Hello, I am pretty new with prefect so if this has...
# ask-community
d
Hello, I am pretty new with prefect so if this has been answered before I apologize, I couldn't find a solution for my issue anywhere. I have a task that returns a nested list of IDs, something like this:
Copy code
groups = [
  [1, 3, 5],
  [2, 4, 6],
]
I need to process each ID individually, the problem is that each group of IDs can be parallelized but each group in the list depends on the previous group being fully processed first, like:
Copy code
for group in groups:
  process_id.map(group) # `process_id` has side effects that affect the result of the next group of IDs
is there a way to process the groups in such a way that the each group is parallelized though
map
but the groups themselves are processed sequentially?
e
As far as I know, you could create two root nodes. Prefect knows how to pass it to executor. Correct me if I understand wrong.
Copy code
flow = (xxx, tasks=[ group_handler_task(group) for group in groups]
Something like this
Copy code
@task
def hello_task(x):
    logger = prefect.context.get("logger")
    sleep(x)
    <http://logger.info|logger.info>("Hello world {}".format(x))

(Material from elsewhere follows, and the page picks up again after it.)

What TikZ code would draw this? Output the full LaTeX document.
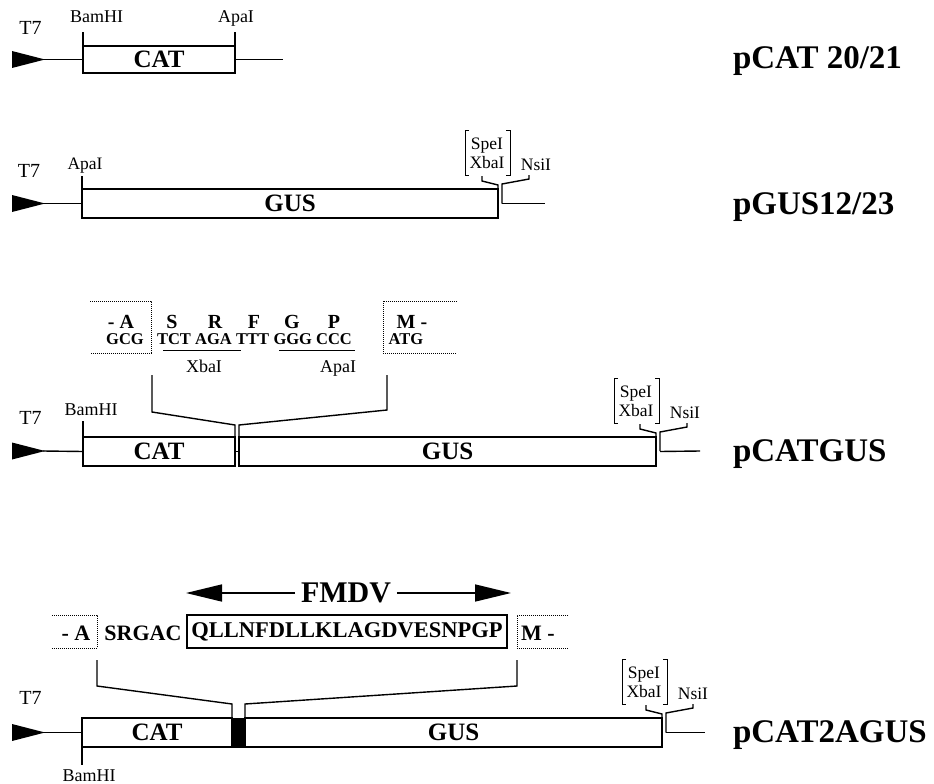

with Flow("docker-example 3", executor=executor) as flow:
    [hello_task(x) for x in range(20)]
Verified, 20 jobs are submitted to executor immediately because they are all considered as root node in the DAG
d
thank you for the reply, however I am not sure how to use this for my use case, which is a bit closer to this:
Copy code
@task
def get_id_groups_from_server() -> List:
    # this task gets groups of IDs from the server, so prefect can build a hierarchical graph
    # the result would be something like:
    return [[1, 3, 5], [2, 4, 6]] # group 0 are the children of objects in group 1 and so on


@task
def set_node_size(node):
    # the size of all the children need to be computed at this point
    if len(node.children) > 0:
        node.size = reduce(lambda x, y: x + y.size, node.children, 0)
    else:
        node.size = 1


with Flow("docker-example 3", executor=executor) as flow:
    groups = get_id_groups()
    processed_groups = ... # some other tasks that process the IDs into objects

    # here's the problem, each entry in `processed_groups` is a list of all the children
    # at the next entry of the array, so computing the size of nodes in `processed_groups[1]`
    # requires that the nodes in `processed_groups[0]` have their sizes correctly assigned
    network = set_node_size.map(processed_groups)
hopefully that makes sense
e
Wait for prefect stuffs to answer the question. However, instead of using functional constructor, you can directly build the DAG with
edge
. e.g for
Copy code
for group in groups:
    group.set_upstream(another_task)
d
I tried that, something like:
Copy code
class DepTask(Task):
  def run(self, groups):
    r = list()
    for group in groups:
      t = set_node_size.map(group, flow=flow)
      self.set_upstream(t, flow=flow)
      r.append(t)
    return r;
the problem with that is that
r
doesn't get resolved before the next task and the next task gets a list of tasks as a parameter
I thought that maybe I am missing a place where I need to make the next task in my process a upstream dependency of the
set_node_size
tasks
but I can't find where
k
Hey @dario, I’ll double-check but I don’t think this can be done for the reasons you described. The deferred execution means the grouping only comes out at runtime so you can’t loop through it. You can’t use map either in another task (I will double check this). You probably need to change your functions to pull this off.
d
Thank you @Kevin Kho I thought this could be the case, could you confirm that there's no way to use
map
from another task and/or suggest an alternative way to do what I need to do? thanks again
k
There is no way. I believe you need to try to frame this in a Task LOOP . Once you get the groups, you want to LOOP over them and execute the tasks per group in order that they need to be.
Otherwise you’d be needing to split the grouping manually and running their tasks separately and specifying the upstream dependency
d
I see, that's basically what I am doing right now, I wanted to map the tasks for each group, as in loop through the groups and then map the tasks so each element of the group gets their tasks to run concurrently. I guess I am doing it the best I can without doing manual dependencies. I'll use a LOOP signal for now and look into building the edges manually if performance becomes an issue. Thank you for your help!
k
Perfect I think you know all the ways to approach this. 👍